The editorial reviews for "Kill Anything That Moves" certainly got my attention. A who's who of acclaimed authors & reporters that any of the thousands of Vietnam War book authors , would be jealous of. "A tour de force of reporting......" Jonathan Schell, "The evidence he has assembled is irrefutable...." Andrew Bacevich, "I hope, Turse's book will become a hard-to-avoid, hard-to-dismiss corrective...." Tim O'Brien, "American patriots will appreciate Nick Turse's meticulously documented book...", James Bradley, "Nick Turse's Kill Anything That Moves is essential reading..." Marilyn Young "Meticulously researched, Kill Anything That Moves is the most comprehensive account to date of the war crimes committed by U.S. forces in Vietnam and the efforts made at the highest levels of the military to cover them up. It's an important piece of history." Frances FitzGerald. The Accolades continued with similar sentiment from Semour Hersh, Vanity Fair Magazine, John Prados, and Christian Appy. However Reading, " No book I have read in decades has so shaken me, as an American" from Daniel Ellsberg set the hook.

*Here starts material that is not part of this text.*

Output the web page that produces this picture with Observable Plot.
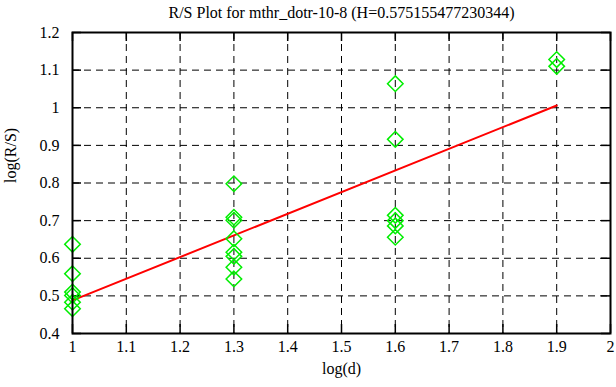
<!DOCTYPE html>
<html>
<head>
<meta charset="utf-8">
<script src="https://cdn.jsdelivr.net/npm/d3@7"></script>
<script src="https://cdn.jsdelivr.net/npm/@observablehq/plot@0.6"></script>
<style>
  html, body { margin: 0; padding: 0; background: #fff; }
  svg { display: block; }
  svg text { font-family: 'Liberation Serif', 'DejaVu Serif', serif !important; font-variant: normal !important; }
</style>
</head>
<body>
<div id="chart"></div>
<script>
const title = "R/S Plot for mthr_dotr-10-8 (H=0.575155477230344)";
const xLabel = "log(d)";
const yLabel = "log(R/S)";

// observed points: log(d) and log(R/S)
const pointX = [1, 1, 1, 1, 1, 1,
                1.3, 1.3, 1.3, 1.3, 1.3, 1.3, 1.3, 1.3,
                1.6, 1.6, 1.6, 1.6, 1.6, 1.6,
                1.9, 1.9];
const pointY = [0.637, 0.559, 0.510, 0.501, 0.483, 0.466,
                0.798, 0.709, 0.701, 0.652, 0.616, 0.605, 0.576, 0.545,
                1.064, 0.916, 0.714, 0.700, 0.686, 0.656,
                1.128, 1.110];

// fitted line endpoints
const fitX = [1, 1.9];
const fitY = [0.488, 1.006];

const xTicks = [1, 1.1, 1.2, 1.3, 1.4, 1.5, 1.6, 1.7, 1.8, 1.9, 2];
const xTickLabels = ["1", "1.1", "1.2", "1.3", "1.4", "1.5", "1.6", "1.7", "1.8", "1.9", "2"];
const yTicks = [0.4, 0.5, 0.6, 0.7, 0.8, 0.9, 1, 1.1, 1.2];
const yTickLabels = ["0.4", "0.5", "0.6", "0.7", "0.8", "0.9", "1", "1.1", "1.2"];

const points = pointX.map((x, i) => ({x, y: pointY[i]}));
const fit = fitX.map((x, i) => ({x, y: fitY[i]}));

const W = 616, H = 387;
const mL = 72, mR = 6, mT = 32, mB = 54;
const innerH = H - mT - mB;
const innerW = W - mL - mR;
const tickLen = 9;
const serif = "'Liberation Serif', 'DejaVu Serif', serif";

const chart = Plot.plot({
  width: W,
  height: H,
  marginLeft: mL,
  marginRight: mR,
  marginTop: mT,
  marginBottom: mB,
  style: {fontFamily: serif, fontSize: "16px", background: "#fff", color: "#000"},
  x: {domain: [1, 2]},
  y: {domain: [0.4, 1.2]},
  marks: [
    Plot.gridX(xTicks, {stroke: "#000", strokeOpacity: 1, strokeDasharray: "7,5", strokeWidth: 1}),
    Plot.gridY(yTicks, {stroke: "#000", strokeOpacity: 1, strokeDasharray: "7,5", strokeWidth: 1}),
    // inward ticks on all four sides
    Plot.ruleX(xTicks, {x: d => d, insetTop: innerH - tickLen, stroke: "#000", strokeWidth: 1.5}),
    Plot.ruleX(xTicks, {x: d => d, insetBottom: innerH - tickLen, stroke: "#000", strokeWidth: 1.5}),
    Plot.ruleY(yTicks, {y: d => d, insetRight: innerW - tickLen, stroke: "#000", strokeWidth: 1.5}),
    Plot.ruleY(yTicks, {y: d => d, insetLeft: innerW - tickLen, stroke: "#000", strokeWidth: 1.5}),
    Plot.axisX(xTicks, {
      tickSize: 0, tickPadding: 7, fontSize: 16, fontFamily: serif, fontVariant: "normal",
      tickFormat: (d, i) => xTickLabels[i],
      label: null
    }),
    Plot.axisY(yTicks, {
      tickSize: 0, tickPadding: 13, fontSize: 16, fontFamily: serif, fontVariant: "normal",
      tickFormat: (d, i) => yTickLabels[i],
      label: null
    }),
    Plot.line(fit, {x: "x", y: "y", stroke: "#ff0000", strokeWidth: 2}),
    Plot.dot(points, {x: "x", y: "y", symbol: "diamond2", r: 7, stroke: "#00ee00", strokeWidth: 1.5, fill: "none"}),
    Plot.frame({stroke: "#000", strokeWidth: 2}),
    Plot.text([title], {frameAnchor: "top", lineAnchor: "middle", dy: -20, fontSize: 16, fontFamily: serif, fill: "#000"}),
    Plot.text([xLabel], {frameAnchor: "bottom", lineAnchor: "middle", dy: 35, fontSize: 16, fontFamily: serif, fill: "#000"}),
    Plot.text([yLabel], {frameAnchor: "left", lineAnchor: "middle", dx: -62, rotate: -90, fontSize: 16, fontFamily: serif, fill: "#000"})
  ]
});
document.getElementById("chart").appendChild(chart);
</script>
</body>
</html>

I had to see for myself, how a book published in 2013 could add to the scope of knowledge, enhance the understanding of, or provide new factual material on what is known in Vietnam, as the American War. I can report upon finishing Kill Anything That Moves the book, lived up to the rave reviews and then some. In the introduction, the author explains his 10 year quest for the truth from all directions, he intrigues the reader with precise and frank discussion of the obstacles he encountered and the assistance he received, and impresses with his command of the literature, and the facts; newly uncovered by himself as well as those ferreted out by the soldiers, reporters and researchers who came before him. The author, by the end of his introduction sets a high bar for himself, " This was the real war, the one that barely appears in all the tens of thousands of volumes written about Vietnam. This was the War that Ron Ridenhour spoke about-the one in which My Lai was an operation, not an aberration. This was the war in which the American military and successive administrations in Washington produced not a few random massacres or even discrete strings of atrocities, but something on the order of thousands of days of relentless misery-a veritable system of suffering. That system, that machinery of suffering and what it meant for the Vietnamese people, is what this book is meant to explain."
The 46 foot notes, in the books brief introduction alone, sourcing letters and sworn statements from US government files, as well as interviews with American Vietnam Veterans, and facts proven previously by acclaimed experts, inform quickly, those prepared to suggest unsubstantiated claims or urban legends, or the authors bias might be easy to dismiss, they are mistaken.
As Turse reveals, with uncanny skill, a difficult to hear story, of the suffering and the tragedy of the war on both combatants and civilians, he weaves the two together in a fashion, that has not been previously presented. The reader can feel the mutual empathy in his encounters with Jamie Henry, (if hero's, exist in this story Jamie would be among them). We sense his frustration with being too late to interview George Lewis, author the Concerned Sergeant letters, as he died before Turse was able to track him down. Turse marches the reader through Quang Ngai with ( thanks to the Toledo Blade) the now infamous Tiger Force, depicts the massacre at Trieu Ai,another at My Khe, he substantiates these and so many more with the testimony of participating US troops as well as the records from the Vietnam War Crimes Working Group.
*Turse tells the stories of Major Gordon Livingston, marine Gary Solis and Sargent Paul Cox told so many years ago.
* Hearing the recollections of Ho Thi A, Tran No, Luyen and scores of others who lived through these horrors and shared them with Turse, the reader can't help but feel the angst the author experienced asking them to recount them all these decade later.
* Gathering up the threads of Investigations by Ron Ridenhour, Alex Shimkin, Kevin Buckley and others, connecting the dots that they bravely set out, Turse uncovers and adds the missing pieces to their investigations telling finally in complete detail the stories they were unable to complete 40 years earlier.
* Perhaps most chilling and certainly the most important takeaway of Kill Anything That Moves, in my opinion, is that this abridged catalogue of horror was "the commonplace and inevitable result of official U.S. military policy" (Christian Appy); not mistakes, or misdeeds of a few bad apples or renegade units. But the policy conceived in the Pentagon with the compliance of two administrations and implemented not by the young men humping the boonies, but the generals and civilian architects of the American War in Vietnam, issuing orders like "Kill Anything That Moves".
Nick Turse's skill as a writer takes this difficult subject, and with care and respect weaves a compelling narrative that I could not put down. All patriotic Americans especially those interested in learning from misguided policies of our past, I'm sure will want to read Kill Anything That Moves.